# AVAILABLE DATA start
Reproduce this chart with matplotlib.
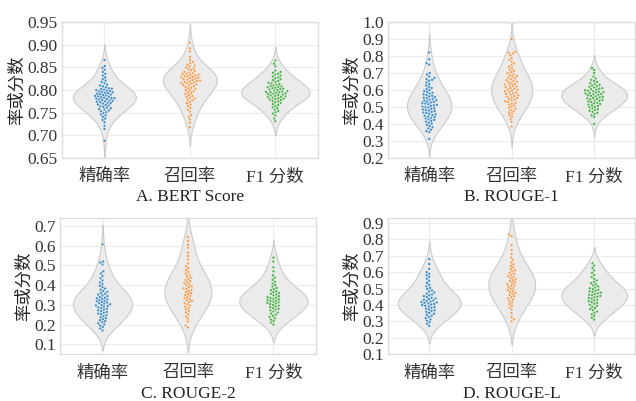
import numpy as np
import pandas as pd
import matplotlib
matplotlib.use("Agg")
import matplotlib.pyplot as plt
import seaborn as sns

sns.set_theme(style="whitegrid")
plt.rcParams['font.family'] = ['Liberation Serif', 'Noto Sans CJK SC']
plt.rcParams['axes.unicode_minus'] = False

categories = ["精确率", "召回率", "F1 分数"]
panel_titles = ["A. BERT Score", "B. ROUGE-1", "C. ROUGE-2", "D. ROUGE-L"]

bert_prec = [0.688, 0.714, 0.721, 0.729, 0.734, 0.737, 0.741, 0.744, 0.746, 0.749, 0.751, 0.753, 0.755, 0.757,
             0.758, 0.760, 0.761, 0.763, 0.764, 0.766, 0.767, 0.768, 0.770, 0.771, 0.772, 0.773, 0.774, 0.775,
             0.776, 0.777, 0.778, 0.779, 0.780, 0.781, 0.782, 0.782, 0.783, 0.784, 0.785, 0.786, 0.787, 0.788,
             0.789, 0.790, 0.791, 0.792, 0.793, 0.794, 0.795, 0.796, 0.797, 0.798, 0.799, 0.800, 0.801, 0.802,
             0.803, 0.804, 0.806, 0.808, 0.810, 0.812, 0.815, 0.818, 0.821, 0.824, 0.828, 0.832, 0.836, 0.840,
             0.845, 0.849, 0.853, 0.866]
bert_rec = [0.718, 0.728, 0.735, 0.741, 0.745, 0.752, 0.757, 0.761, 0.765, 0.768, 0.771, 0.774, 0.777, 0.779,
            0.781, 0.783, 0.785, 0.787, 0.789, 0.791, 0.793, 0.795, 0.797, 0.799, 0.800, 0.802, 0.804, 0.805,
            0.807, 0.808, 0.810, 0.811, 0.812, 0.814, 0.815, 0.816, 0.817, 0.818, 0.819, 0.820, 0.821, 0.822,
            0.823, 0.824, 0.825, 0.826, 0.827, 0.828, 0.829, 0.830, 0.831, 0.832, 0.833, 0.834, 0.835, 0.836,
            0.837, 0.839, 0.840, 0.842, 0.844, 0.846, 0.848, 0.850, 0.852, 0.854, 0.856, 0.859, 0.862, 0.866,
            0.873, 0.885, 0.892, 0.904]
bert_f1 = [0.731, 0.737, 0.744, 0.748, 0.751, 0.754, 0.757, 0.760, 0.762, 0.765, 0.767, 0.769, 0.771, 0.773,
           0.775, 0.776, 0.778, 0.779, 0.780, 0.781, 0.782, 0.783, 0.784, 0.785, 0.786, 0.787, 0.788, 0.789,
           0.790, 0.791, 0.792, 0.793, 0.794, 0.795, 0.795, 0.796, 0.797, 0.798, 0.799, 0.800, 0.801, 0.802,
           0.803, 0.804, 0.805, 0.806, 0.807, 0.808, 0.809, 0.810, 0.812, 0.813, 0.815, 0.816, 0.818, 0.820,
           0.822, 0.824, 0.826, 0.828, 0.830, 0.832, 0.834, 0.836, 0.838, 0.840, 0.843, 0.852, 0.858, 0.865]

r1_prec = [0.312, 0.352, 0.358, 0.366, 0.374, 0.381, 0.389, 0.395, 0.402, 0.408, 0.414, 0.419, 0.424, 0.428,
           0.433, 0.437, 0.441, 0.445, 0.449, 0.453, 0.457, 0.461, 0.465, 0.468, 0.472, 0.476, 0.479, 0.483,
           0.486, 0.490, 0.493, 0.497, 0.500, 0.503, 0.507, 0.510, 0.513, 0.517, 0.520, 0.523, 0.527, 0.530,
           0.533, 0.537, 0.540, 0.544, 0.547, 0.551, 0.555, 0.558, 0.562, 0.566, 0.570, 0.575, 0.579, 0.584,
           0.589, 0.594, 0.600, 0.606, 0.612, 0.619, 0.627, 0.636, 0.645, 0.655, 0.660, 0.664, 0.671, 0.680,
           0.692, 0.700, 0.750, 0.758, 0.781, 0.821]
r1_rec = [0.385, 0.412, 0.428, 0.443, 0.452, 0.461, 0.469, 0.476, 0.483, 0.490, 0.496, 0.502, 0.508, 0.513,
          0.519, 0.524, 0.529, 0.534, 0.539, 0.544, 0.548, 0.553, 0.557, 0.561, 0.565, 0.569, 0.573, 0.577,
          0.581, 0.585, 0.589, 0.593, 0.597, 0.600, 0.604, 0.608, 0.612, 0.616, 0.620, 0.624, 0.628, 0.632,
          0.636, 0.640, 0.645, 0.649, 0.654, 0.658, 0.663, 0.668, 0.673, 0.678, 0.683, 0.688, 0.694, 0.700,
          0.706, 0.713, 0.720, 0.728, 0.737, 0.746, 0.756, 0.767, 0.778, 0.790, 0.805, 0.815, 0.820, 0.825,
          0.900]
r1_f1 = [0.400, 0.442, 0.451, 0.459, 0.466, 0.472, 0.478, 0.483, 0.488, 0.493, 0.498, 0.502, 0.506, 0.510,
         0.514, 0.518, 0.522, 0.525, 0.529, 0.532, 0.536, 0.539, 0.542, 0.545, 0.548, 0.551, 0.554, 0.557,
         0.560, 0.563, 0.566, 0.569, 0.572, 0.575, 0.577, 0.580, 0.582, 0.585, 0.588, 0.590, 0.593, 0.596,
         0.599, 0.602, 0.605, 0.608, 0.611, 0.615, 0.619, 0.623, 0.627, 0.631, 0.636, 0.641, 0.647, 0.653,
         0.660, 0.668, 0.680, 0.700, 0.718, 0.730]

r2_prec = [0.170, 0.180, 0.188, 0.195, 0.201, 0.207, 0.212, 0.217, 0.222, 0.227, 0.232, 0.237, 0.242, 0.247,
           0.252, 0.256, 0.260, 0.264, 0.268, 0.272, 0.276, 0.280, 0.284, 0.287, 0.291, 0.294, 0.297, 0.300,
           0.303, 0.306, 0.309, 0.312, 0.315, 0.318, 0.321, 0.324, 0.327, 0.330, 0.333, 0.336, 0.340, 0.344,
           0.348, 0.352, 0.356, 0.361, 0.366, 0.371, 0.377, 0.383, 0.390, 0.397, 0.405, 0.414, 0.424, 0.435,
           0.447, 0.460, 0.470, 0.505, 0.515, 0.520, 0.607]
r2_rec = [0.185, 0.195, 0.215, 0.230, 0.242, 0.252, 0.261, 0.269, 0.277, 0.284, 0.291, 0.297, 0.303, 0.309,
          0.315, 0.320, 0.325, 0.330, 0.335, 0.340, 0.345, 0.350, 0.355, 0.360, 0.365, 0.370, 0.375, 0.380,
          0.384, 0.389, 0.394, 0.399, 0.404, 0.409, 0.414, 0.420, 0.426, 0.432, 0.438, 0.445, 0.452, 0.459,
          0.467, 0.476, 0.486, 0.496, 0.510, 0.530, 0.548, 0.565, 0.590, 0.605, 0.625, 0.645]
r2_f1 = [0.200, 0.210, 0.218, 0.225, 0.232, 0.238, 0.244, 0.250, 0.256, 0.261, 0.266, 0.271, 0.276, 0.280,
         0.284, 0.288, 0.292, 0.296, 0.300, 0.304, 0.307, 0.310, 0.313, 0.316, 0.319, 0.322, 0.325, 0.328,
         0.331, 0.334, 0.337, 0.340, 0.344, 0.348, 0.352, 0.356, 0.360, 0.364, 0.369, 0.374, 0.380, 0.386,
         0.393, 0.400, 0.408, 0.417, 0.427, 0.438, 0.450, 0.470, 0.490, 0.520, 0.540]

rl_prec = [0.272, 0.285, 0.295, 0.304, 0.312, 0.320, 0.327, 0.334, 0.340, 0.346, 0.352, 0.358, 0.363, 0.368,
           0.373, 0.378, 0.383, 0.387, 0.391, 0.395, 0.399, 0.403, 0.406, 0.409, 0.412, 0.415, 0.418, 0.421,
           0.424, 0.428, 0.432, 0.436, 0.440, 0.444, 0.449, 0.454, 0.459, 0.464, 0.470, 0.476, 0.482, 0.489,
           0.496, 0.504, 0.513, 0.523, 0.535, 0.548, 0.560, 0.572, 0.581, 0.590, 0.600, 0.620, 0.650, 0.680]
rl_rec = [0.300, 0.312, 0.325, 0.350, 0.372, 0.385, 0.396, 0.406, 0.415, 0.424, 0.432, 0.440, 0.447, 0.454,
          0.461, 0.468, 0.474, 0.480, 0.486, 0.492, 0.498, 0.504, 0.510, 0.516, 0.521, 0.527, 0.533, 0.539,
          0.545, 0.551, 0.557, 0.563, 0.569, 0.575, 0.582, 0.589, 0.596, 0.604, 0.612, 0.620, 0.629, 0.638,
          0.648, 0.660, 0.675, 0.690, 0.710, 0.735, 0.765, 0.820, 0.830]
rl_f1 = [0.310, 0.322, 0.333, 0.343, 0.352, 0.360, 0.368, 0.375, 0.382, 0.389, 0.395, 0.401, 0.407, 0.413,
         0.418, 0.423, 0.428, 0.433, 0.438, 0.443, 0.447, 0.451, 0.455, 0.459, 0.463, 0.467, 0.471, 0.475,
         0.479, 0.483, 0.487, 0.492, 0.497, 0.502, 0.507, 0.513, 0.519, 0.526, 0.533, 0.541, 0.550, 0.560,
         0.571, 0.583, 0.596, 0.610, 0.625, 0.640, 0.655]

panels = [
    [bert_prec, bert_rec, bert_f1],
    [r1_prec, r1_rec, r1_f1],
    [r2_prec, r2_rec, r2_f1],
    [rl_prec, rl_rec, rl_f1],
]
ylims = [(0.65, 0.95), (0.2, 1.0), (0.05, 0.74), (0.1, 0.93)]
yticks = [np.arange(0.65, 0.951, 0.05), np.arange(0.2, 1.01, 0.1),
          np.arange(0.1, 0.71, 0.1), np.arange(0.1, 0.91, 0.1)]
yfmt = ["%.2f", "%.1f", "%.1f", "%.1f"]
point_colors = ["#3f8bc4", "#f59a4a", "#4cb04c"]

# axes rectangles in figure fraction
rects = [[0.097, 0.606, 0.403, 0.339], [0.610, 0.606, 0.389, 0.339],
         [0.094, 0.117, 0.403, 0.339], [0.610, 0.117, 0.389, 0.339]]

fig = plt.figure(figsize=(6.36, 4.01), dpi=100)

for i in range(4):
    ax = fig.add_axes(rects[i])
    df = pd.DataFrame({
        "cat": np.concatenate([[c] * len(v) for c, v in zip(categories, panels[i])]),
        "val": np.concatenate(panels[i]),
    })
    sns.violinplot(data=df, x="cat", y="val", order=categories, inner=None, bw_adjust=1.25,
                   color="#ebebeb", linecolor="#cbcbcb", linewidth=0.8, ax=ax)
    sns.swarmplot(data=df, x="cat", y="val", order=categories, hue="cat",
                  palette=point_colors, size=1.9, edgecolor="white", linewidth=0.2,
                  legend=False, ax=ax)
    ax.set_ylim(*ylims[i])
    ax.set_yticks(yticks[i])
    ax.set_yticklabels([yfmt[i] % t for t in yticks[i]])
    ax.set_xlim(-0.5, 2.5)
    ax.set_xlabel(panel_titles[i], fontsize=12.5, labelpad=3, color="#222222")
    ax.set_ylabel("率或分数", fontsize=12.5, color="#222222", labelpad=1)
    ax.tick_params(axis="y", labelsize=12.5, colors="#333333", pad=3, length=0)
    ax.tick_params(axis="x", labelsize=12.5, colors="#333333", pad=8, length=0)
    ax.grid(True, color="#ececec", linewidth=0.8)
    ax.set_axisbelow(True)
    for s in ax.spines.values():
        s.set_color("#dcdcdc")
        s.set_linewidth(1.0)

fig.savefig("out.png", dpi=100)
# AVAILABLE DATA end
REQUIREMENT: Write out the lines from the start of the material to the line with "plt.rcParams['axes.unicode_minus'] = False", inclusive and exactly. Skip the pictures.

EXERCISE OUTPUT:
Reproduce this chart with matplotlib.
import numpy as np
import pandas as pd
import matplotlib
matplotlib.use("Agg")
import matplotlib.pyplot as plt
import seaborn as sns

sns.set_theme(style="whitegrid")
plt.rcParams['font.family'] = ['Liberation Serif', 'Noto Sans CJK SC']
plt.rcParams['axes.unicode_minus'] = False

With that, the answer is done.